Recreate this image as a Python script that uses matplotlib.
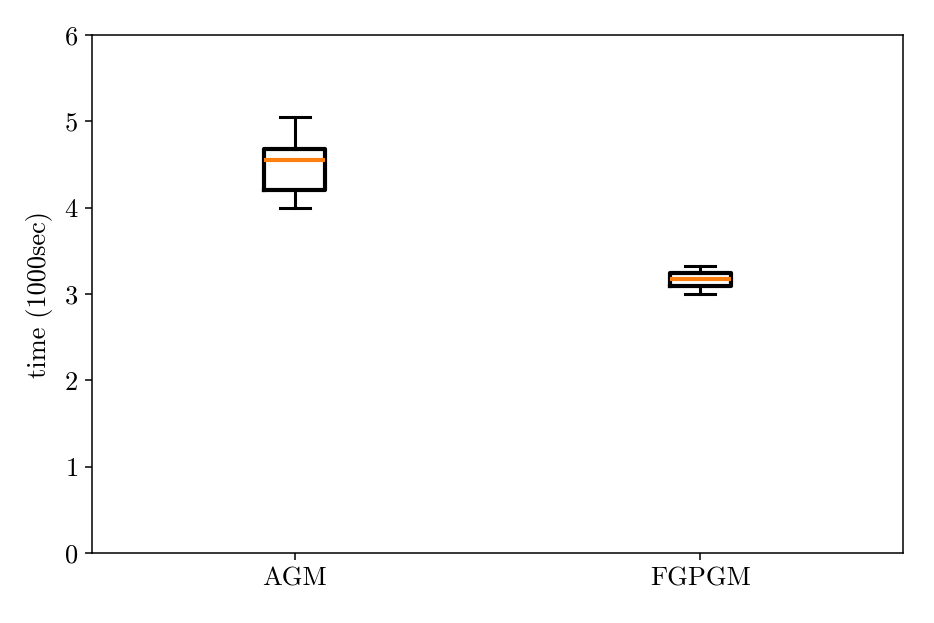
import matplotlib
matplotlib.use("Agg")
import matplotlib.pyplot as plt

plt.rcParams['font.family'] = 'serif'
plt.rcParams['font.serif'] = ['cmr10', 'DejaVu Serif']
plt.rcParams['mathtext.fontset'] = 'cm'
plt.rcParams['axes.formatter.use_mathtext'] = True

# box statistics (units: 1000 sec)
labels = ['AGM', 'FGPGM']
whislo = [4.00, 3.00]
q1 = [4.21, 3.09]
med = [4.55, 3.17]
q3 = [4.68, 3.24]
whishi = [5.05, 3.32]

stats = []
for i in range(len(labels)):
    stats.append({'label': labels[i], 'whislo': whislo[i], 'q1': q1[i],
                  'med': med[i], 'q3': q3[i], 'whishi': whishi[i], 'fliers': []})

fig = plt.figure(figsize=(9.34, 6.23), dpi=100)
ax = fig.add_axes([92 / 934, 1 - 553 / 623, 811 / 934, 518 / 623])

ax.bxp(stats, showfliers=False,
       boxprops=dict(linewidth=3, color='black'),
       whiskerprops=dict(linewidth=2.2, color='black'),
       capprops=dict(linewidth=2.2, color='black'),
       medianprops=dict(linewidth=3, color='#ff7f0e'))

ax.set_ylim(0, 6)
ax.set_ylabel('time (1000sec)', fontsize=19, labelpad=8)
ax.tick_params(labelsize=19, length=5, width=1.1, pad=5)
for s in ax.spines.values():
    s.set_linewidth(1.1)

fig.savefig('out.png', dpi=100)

> _STATED TASK_: Everything from the first line of the listing above through the line that contains "ax = fig.add_axes([92" is to be restated word for word, minus the pictures.

> _TASK ANSWER_:
Recreate this image as a Python script that uses matplotlib.
import matplotlib
matplotlib.use("Agg")
import matplotlib.pyplot as plt

plt.rcParams['font.family'] = 'serif'
plt.rcParams['font.serif'] = ['cmr10', 'DejaVu Serif']
plt.rcParams['mathtext.fontset'] = 'cm'
plt.rcParams['axes.formatter.use_mathtext'] = True

# box statistics (units: 1000 sec)
labels = ['AGM', 'FGPGM']
whislo = [4.00, 3.00]
q1 = [4.21, 3.09]
med = [4.55, 3.17]
q3 = [4.68, 3.24]
whishi = [5.05, 3.32]

stats = []
for i in range(len(labels)):
    stats.append({'label': labels[i], 'whislo': whislo[i], 'q1': q1[i],
                  'med': med[i], 'q3': q3[i], 'whishi': whishi[i], 'fliers': []})

fig = plt.figure(figsize=(9.34, 6.23), dpi=100)
ax = fig.add_axes([92 / 934, 1 - 553 / 623, 811 / 934, 518 / 623])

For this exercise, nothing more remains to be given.